New Delhi, Oct 13 (IANS): The government Thursday approved the introduction of a bill in the winter session of parliament, which will help banks improve their debt recovery process and enhance credit to both corporate and retail customers.
The enforcement of Security Interest and Recovery of Debts Laws (Amendment) Bill 2011, will also reduce the cost of funds for banks and their customers and reduce the level of non-performing assets, said an official note.
"The proposed amendments would enable banks to improve their operational efficiency, deploy more funds for credit disbursement to retail investors, home loan borrowers, etc. without fearing for recovery, thus bringing about equity," said the note.
"Further, mandatory registration of subsisting security interest (equitable mortgages) would promote innovation in credit information," it added.
According to the Indian arm of global ratings major Standard and Poor's, Crisil, slowing economic growth and increases in equated monthly installments because of subsequent rate hikes by the Reserve Bank of India (RBI) would increase banks' non- performing assets (NPAs).

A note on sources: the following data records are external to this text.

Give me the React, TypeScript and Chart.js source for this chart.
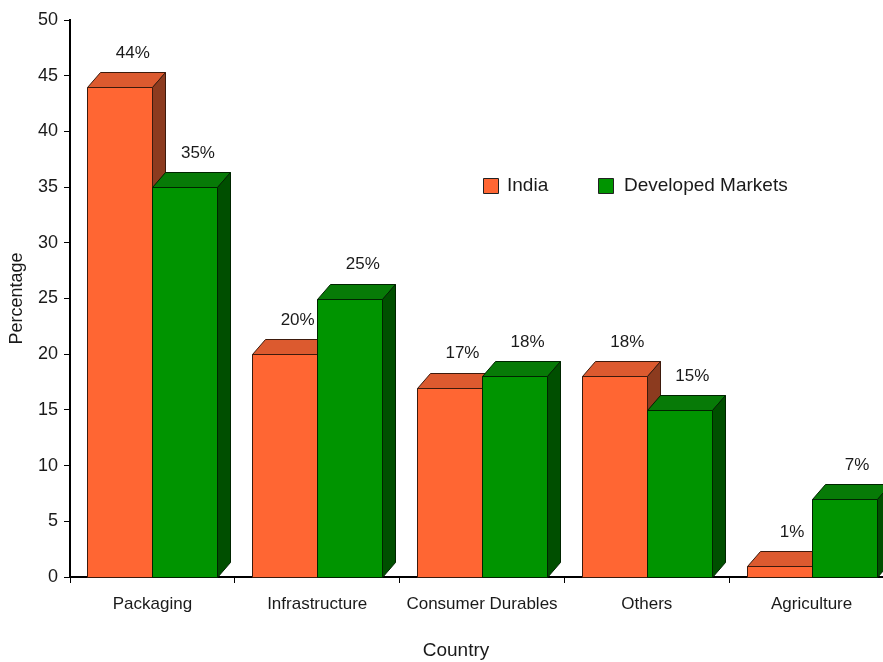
import React, { useEffect, useRef } from "react";
import { Chart, registerables } from "chart.js";

Chart.register(...registerables);

// ---- data ----
const categories = ["Packaging", "Infrastructure", "Consumer Durables", "Others", "Agriculture"];
const seriesNames = ["India", "Developed Markets"];
const indiaValues = [44, 20, 17, 18, 1];
const developedValues = [35, 25, 18, 15, 7];
const yMin = 0;
const yMax = 50;
const yStep = 5;
const xTitle = "Country";
const yTitle = "Percentage";

// ---- styles ----
const FONT = "'Liberation Sans Narrow', 'Liberation Sans', Arial, sans-serif";
const TEXT = "#1a1a1a";
const palette = [
  { front: "#FF6633", top: "#DC5A2F", side: "#8C3B1F", edge: "#3d1a0c" },
  { front: "#009400", top: "#077A07", side: "#004F00", edge: "#002400" },
];
const DX = 13;
const DY = 15;

const bars3d = {
  id: "bars3d",
  beforeDatasetsDraw(chart: any) {
    const ctx: CanvasRenderingContext2D = chart.ctx;
    const n = chart.data.labels.length;
    ctx.save();
    ctx.lineWidth = 1;
    ctx.lineJoin = "miter";
    for (let j = 0; j < n; j++) {
      chart.data.datasets.forEach((ds: any, i: number) => {
        const meta = chart.getDatasetMeta(i);
        const el = meta.data[j];
        if (!el) return;
        const p = el.getProps(["x", "y", "base", "width"], true);
        const c = palette[i];
        const l = Math.round(p.x - p.width / 2);
        const r = Math.round(p.x + p.width / 2);
        const t = Math.round(p.y);
        const b = Math.round(p.base);
        ctx.strokeStyle = c.edge;
        // front
        ctx.fillStyle = c.front;
        ctx.beginPath();
        ctx.rect(l + 0.5, t + 0.5, r - l, b - t);
        ctx.fill();
        ctx.stroke();
        // top
        ctx.fillStyle = c.top;
        ctx.beginPath();
        ctx.moveTo(l + 0.5, t + 0.5);
        ctx.lineTo(l + DX + 0.5, t - DY + 0.5);
        ctx.lineTo(r + DX + 0.5, t - DY + 0.5);
        ctx.lineTo(r + 0.5, t + 0.5);
        ctx.closePath();
        ctx.fill();
        ctx.stroke();
        // side
        ctx.fillStyle = c.side;
        ctx.beginPath();
        ctx.moveTo(r + 0.5, t + 0.5);
        ctx.lineTo(r + DX + 0.5, t - DY + 0.5);
        ctx.lineTo(r + DX + 0.5, b - DY + 0.5);
        ctx.lineTo(r + 0.5, b + 0.5);
        ctx.closePath();
        ctx.fill();
        ctx.stroke();
      });
    }
    ctx.restore();
    return false;
  },
  afterDraw(chart: any) {
    const ctx: CanvasRenderingContext2D = chart.ctx;
    ctx.save();
    // value labels
    ctx.fillStyle = TEXT;
    ctx.font = `17px ${FONT}`;
    ctx.textAlign = "center";
    ctx.textBaseline = "middle";
    chart.data.datasets.forEach((ds: any, i: number) => {
      const meta = chart.getDatasetMeta(i);
      meta.data.forEach((el: any, j: number) => {
        const p = el.getProps(["x", "y"], true);
        ctx.fillText(`${ds.data[j]}%`, p.x + DX, p.y - DY - 19);
      });
    });
    // legend
    const legendItems = [
      { box: 483, text: 507 },
      { box: 598, text: 624 },
    ];
    ctx.font = `19px ${FONT}`;
    ctx.textAlign = "left";
    chart.data.datasets.forEach((ds: any, i: number) => {
      const it = legendItems[i];
      ctx.fillStyle = palette[i].front;
      ctx.strokeStyle = "#222";
      ctx.lineWidth = 1;
      ctx.beginPath();
      ctx.rect(it.box + 0.5, 178.5, 15, 15);
      ctx.fill();
      ctx.stroke();
      ctx.fillStyle = TEXT;
      ctx.fillText(ds.label, it.text, 186);
    });
    // x title
    ctx.font = `19px ${FONT}`;
    ctx.textAlign = "center";
    ctx.fillText(xTitle, 456, 651);
    ctx.restore();
  },
};

export default function App() {
  const ref = useRef<HTMLCanvasElement | null>(null);
  useEffect(() => {
    if (!ref.current) return;
    const chart = new Chart(ref.current, {
      type: "bar",
      data: {
        labels: categories,
        datasets: [
          { label: seriesNames[0], data: indiaValues, backgroundColor: palette[0].front },
          { label: seriesNames[1], data: developedValues, backgroundColor: palette[1].front },
        ],
      },
      options: {
        responsive: false,
        animation: false,
        layout: { padding: { top: 20, right: 6, left: 0, bottom: 0 } },
        datasets: { bar: { categoryPercentage: 0.79, barPercentage: 1 } },
        plugins: {
          legend: { display: false },
          tooltip: { enabled: false },
          title: { display: false },
        },
        scales: {
          x: {
            type: "category",
            offset: true,
            grid: { display: true, drawOnChartArea: false, tickLength: 6, color: "#000", lineWidth: 1, offset: true },
            border: { display: true, color: "#000", width: 2 },
            ticks: { color: TEXT, font: { family: FONT, size: 17 }, padding: 11, maxRotation: 0, autoSkip: false },
            afterFit: (scale: any) => {
              scale.height = 85;
            },
          },
          y: {
            min: yMin,
            max: yMax,
            ticks: { stepSize: yStep, color: TEXT, font: { family: FONT, size: 18 }, padding: 6 },
            grid: { display: true, drawOnChartArea: false, tickLength: 6, color: "#000", lineWidth: 1 },
            border: { display: true, color: "#000", width: 2 },
            title: {
              display: true,
              text: yTitle,
              color: TEXT,
              font: { family: FONT, size: 18 },
              padding: { top: 6, bottom: 0 },
            },
            afterFit: (scale: any) => {
              scale.width = 70;
            },
          },
        },
      },
      plugins: [bars3d],
    });
    return () => chart.destroy();
  }, []);

  return (
    <div
      style={{
        position: "fixed",
        left: 0,
        top: 0,
        width: 883,
        height: 662,
        overflow: "hidden",
        background: "#fff",
      }}
    >
      <canvas ref={ref} width={900} height={662} style={{ display: "block" }} />
    </div>
  );
}
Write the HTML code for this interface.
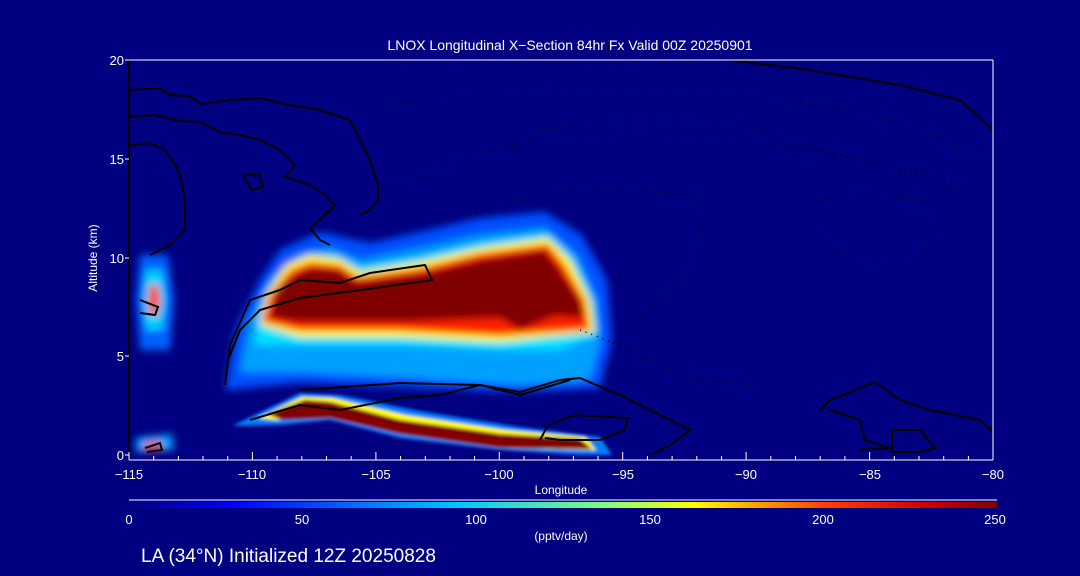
<!DOCTYPE html>
<html><head><style>
html,body{margin:0;padding:0;background:#000080;overflow:hidden;}
svg{display:block;}
svg text{font-family:"Liberation Sans",sans-serif;fill:#fff;}
</style></head><body>
<svg width="1080" height="576" viewBox="0 0 1080 576" xmlns="http://www.w3.org/2000/svg">
<defs>
<filter id="b" x="-20%" y="-20%" width="140%" height="140%"><feGaussianBlur stdDeviation="4"/></filter>
<filter id="s" x="-20%" y="-20%" width="140%" height="140%"><feGaussianBlur stdDeviation="1.5"/></filter>
<linearGradient id="cb" x1="0" x2="1" y1="0" y2="0">
<stop offset="0" stop-color="#000080"/><stop offset="0.12" stop-color="#0000ff"/>
<stop offset="0.38" stop-color="#00c8ff"/><stop offset="0.55" stop-color="#80ff80"/>
<stop offset="0.65" stop-color="#ffff00"/><stop offset="0.8" stop-color="#ff4000"/>
<stop offset="0.92" stop-color="#d00000"/><stop offset="1" stop-color="#800000"/>
</linearGradient>
</defs>
<rect width="1080" height="576" fill="#000080"/>
<g filter="url(#b)">
<polygon fill="#0050ff" points="225,390 235,330 260,280 280,250 320,232 370,243 420,232 480,218 545,212 582,235 607,280 612,340 600,388 520,392 400,387 300,383"/>
<polygon fill="#00a0ff" points="240,372 250,320 270,280 300,255 330,248 360,260 420,248 480,235 545,228 577,255 597,300 600,340 590,380 520,385 400,377 300,372"/>
<polygon fill="#00e0ff" points="255,345 260,310 280,275 305,258 335,256 360,268 420,258 480,244 547,234 572,258 592,300 596,335 560,350 500,350 400,345 300,345"/>
<polygon fill="#ffff00" points="260,325 266,295 286,265 310,255 340,259 360,272 420,262 480,248 548,238 570,260 590,300 595,332 500,342 400,337 300,337"/>
<polygon fill="#ff2000" points="262,322 270,295 290,270 310,262 340,265 358,277 420,268 480,253 548,244 565,265 585,300 590,330 500,336 400,331 300,331"/>
<polygon fill="#800000" points="270,318 276,290 295,275 310,268 340,270 355,282 420,274 480,260 545,250 560,270 580,300 584,318 555,316 520,330 500,318 400,322 300,322"/>
<polygon fill="#0060ff" points="140,255 168,255 174,300 170,350 140,350 136,300"/>
<polygon fill="#00d0ff" points="146,270 162,270 166,300 162,330 146,330 143,300"/>
<polygon fill="#ff4000" points="150,285 158,285 160,300 158,315 150,315 148,300"/>
<polygon fill="#00a0ff" points="136,438 172,434 174,450 136,452"/>
<polygon fill="#ff3000" points="144,444 158,441 162,449 146,451"/>
</g>
<g filter="url(#s)">
<polygon fill="#0080ff" points="232,426 300,393 340,395 420,411 520,427 600,437 612,455 580,455 500,450 400,438 330,420 280,425"/>
<polygon fill="#ffff00" points="258,418 302,397 332,398 405,415 505,430 585,437 596,450 500,448 400,434 330,418 276,420"/>
<polygon fill="#800000" points="268,414 305,400 330,402 400,420 500,434 580,439 592,449 500,448 400,434 330,418 282,420"/>
</g>
<g fill="none" stroke="#000" stroke-width="2">
<polyline points="129,60 129,455"/>
<polyline points="129,117 155,115 180,121 200,122 220,132 240,135 260,140 280,150 295,165 285,177 310,185 325,195 335,205 325,215 310,228 320,240 330,245"/>
<polyline points="129,145 150,143 165,150 175,165 180,175 185,200 185,230 170,245 150,255"/>
<polyline points="129,90 160,88 170,95 190,96 200,104 230,100 260,98 290,105 320,110 350,120 360,140 370,160 378,185 378,200 370,210 360,215"/>
<polyline points="243,175 260,174 263,187 252,190 243,175"/>
<polyline points="225,385 230,345 250,300 280,290 300,280 340,283 370,273 425,265 432,280 360,290 300,298 260,310 240,330 228,360 225,385"/>
<polyline points="250,420 300,405 340,410 400,398 440,395 480,385 520,392 560,380 580,378 620,395 660,415 690,430 670,445 650,455"/>
<polyline points="300,390 400,383 480,385 520,395 570,380"/>
<polyline points="540,440 548,425 575,415 628,418 625,430 600,440 560,440 545,438"/>
<polyline points="820,410 830,400 875,382 900,400 930,410 980,420 993,432"/>
<polyline points="830,410 860,420 865,440 890,448 860,450"/>
<polyline points="892,430 920,430 935,448 920,452 892,452 892,430"/>
<polyline points="729,60 810,70 900,85 960,100 993,130"/>
<polyline points="140,300 158,307 155,315 140,313"/>
<polyline points="145,448 160,443 162,450 147,452"/>
</g>
<g fill="none" stroke="#000" stroke-width="1.5" stroke-dasharray="1,5">
<polyline points="390,105 450,95 550,88 650,90 750,95 850,110 950,140 990,160"/>
<polyline points="380,200 450,160 540,140 640,135 740,140 840,155 950,180 993,200"/>
<polyline points="470,215 560,190 650,190 700,200 700,230 690,265 660,300 630,330"/>
<polyline points="820,200 860,190 920,200 940,230 920,260 870,265 830,250 820,225"/>
<polyline points="540,130 600,120 700,120 760,130 820,150 900,170 960,190"/>
<polyline points="580,330 620,345 660,365 700,380 760,385"/>
</g>
<line x1="129" y1="60" x2="993" y2="60" stroke="#fff"/>
<line x1="993" y1="60" x2="993" y2="460" stroke="#fff"/>
<line x1="129" y1="460" x2="993" y2="460" stroke="#fff"/>
<g stroke="#fff">
<path d="M129 460v-8M153.7 460v-4M178.4 460v-4M203 460v-4M227.7 460v-4M252.4 460v-8M277.1 460v-4M301.8 460v-4M326.5 460v-4M351.2 460v-4M375.9 460v-8M400.6 460v-4M425.3 460v-4M450 460v-4M474.6 460v-4M499.3 460v-8M524 460v-4M548.7 460v-4M573.4 460v-4M598 460v-4M622.7 460v-8M647.4 460v-4M672.1 460v-4M696.8 460v-4M721.5 460v-4M746.1 460v-8M770.8 460v-4M795.5 460v-4M820.2 460v-4M844.9 460v-4M869.6 460v-8M894.3 460v-4M919 460v-4M943.7 460v-4M968.4 460v-4M993 460v-8"/>
<path d="M125 60h4M125 159h4M125 258h4M125 356h4M125 455h4"/>
</g>
<g font-size="13" text-anchor="middle">
<text x="129" y="479">−115</text><text x="252" y="479">−110</text><text x="376" y="479">−105</text>
<text x="499" y="479">−100</text><text x="623" y="479">−95</text><text x="746" y="479">−90</text>
<text x="870" y="479">−85</text><text x="993" y="479">−80</text>
<text x="561" y="494" font-size="12">Longitude</text>
<text x="570" y="50" font-size="14">LNOX Longitudinal X−Section 84hr  Fx Valid 00Z 20250901</text>
</g>
<g font-size="13" text-anchor="end">
<text x="124" y="460">0</text><text x="124" y="361">5</text><text x="124" y="263">10</text>
<text x="124" y="164">15</text><text x="124" y="65">20</text>
</g>
<text x="97" y="258" font-size="12" text-anchor="middle" transform="rotate(-90 97 258)">Altitude (km)</text>
<line x1="129" y1="500" x2="997" y2="500" stroke="#fff"/>
<rect x="129" y="502" width="868" height="6" fill="url(#cb)"/>
<g font-size="13" text-anchor="middle">
<text x="129" y="524">0</text><text x="302" y="524">50</text><text x="476" y="524">100</text>
<text x="650" y="524">150</text><text x="823" y="524">200</text><text x="995" y="524">250</text>
<text x="561" y="540" font-size="12">(pptv/day)</text>
</g>
<text x="141" y="562" font-size="19">LA (34°N) Initialized 12Z 20250828</text>
</svg>
</body></html>
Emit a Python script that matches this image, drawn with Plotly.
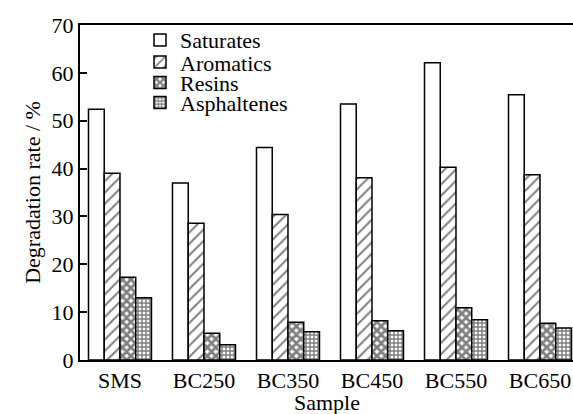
import plotly.graph_objects as go

samples = ["SMS", "BC250", "BC350", "BC450", "BC550", "BC650"]
saturates = [52.4, 37.0, 44.4, 53.5, 62.1, 55.4]
aromatics = [39.0, 28.6, 30.4, 38.1, 40.3, 38.7]
resins = [17.3, 5.6, 7.9, 8.2, 10.9, 7.7]
asphaltenes = [13.0, 3.2, 5.9, 6.1, 8.4, 6.7]
names = ["Saturates", "Aromatics", "Resins", "Asphaltenes"]

patterns = [
    dict(shape="", fgcolor="black", bgcolor="white"),
    dict(shape="/", size=8, solidity=0.25, fgcolor="black", bgcolor="white"),
    dict(shape="x", size=6, solidity=0.7, fgcolor="black", bgcolor="white"),
    dict(shape="+", size=4, solidity=0.6, fgcolor="black", bgcolor="white"),
]
legend_ids = ["legend", "legend2", "legend3", "legend4"]
legend_y = [0.955, 0.889, 0.828, 0.768]

fig = go.Figure()
for name, vals, pat, lid in zip(names, [saturates, aromatics, resins, asphaltenes], patterns, legend_ids):
    fig.add_trace(go.Bar(
        x=samples, y=vals, name=name, legend=lid,
        marker=dict(color="white", line=dict(color="black", width=1.5), pattern=pat),
    ))

FAM = "Liberation Serif, Times New Roman, serif"
font = dict(family=FAM, size=22, color="black")

layout_legends = {}
for lid, ly in zip(legend_ids, legend_y):
    layout_legends[lid] = dict(
        x=0.1217, y=ly, xanchor="left", yanchor="middle",
        bgcolor="rgba(0,0,0,0)", borderwidth=0,
        font=dict(family=FAM, size=22, color="black"),
    )

fig.update_layout(
    width=573, height=414,
    margin=dict(l=80, r=0, t=25, b=54),
    paper_bgcolor="white", plot_bgcolor="white",
    barmode="group", bargap=0.25, bargroupgap=0,
    font=font,
    showlegend=True,
    xaxis=dict(
        range=[-0.476, 5.393], showline=True, linecolor="black", linewidth=2,
        mirror=True, ticks="", showgrid=False, zeroline=False,
        tickfont=font,
    ),
    yaxis=dict(
        range=[0, 70], dtick=10, showline=True, linecolor="black", linewidth=2,
        ticks="inside", ticklen=7, tickwidth=1.5, tickcolor="black",
        showgrid=False, zeroline=False,
        title=dict(text="Degradation rate / %", standoff=5, font=font),
        tickfont=font,
    ),
    annotations=[dict(
        text="Sample", xref="paper", yref="paper", x=0.5, y=-0.1254,
        xanchor="center", yanchor="middle", showarrow=False, font=font,
    )],
    **layout_legends,
)

fig.write_html(
    "out.html",
    config={"displayModeBar": False},
    post_script="document.body.style.margin='0';document.body.style.overflow='hidden';",
)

The RBI has asked banks to focus on recovery and follow a stringent credit appraisal procedure.
Although laws exist to help banks recover dues from defaulters, banks and financial institutions have been facing numerous problems in recovery of loans because of delays in disposal of recovery proceedings.
India had enforced a Banks and Financial Institutions act in 1993 and followed it up with the Securitisation and Reconstruction of Financial Assets and Enforcement of Security Interest act in 2002 to help banks reduce NPAs.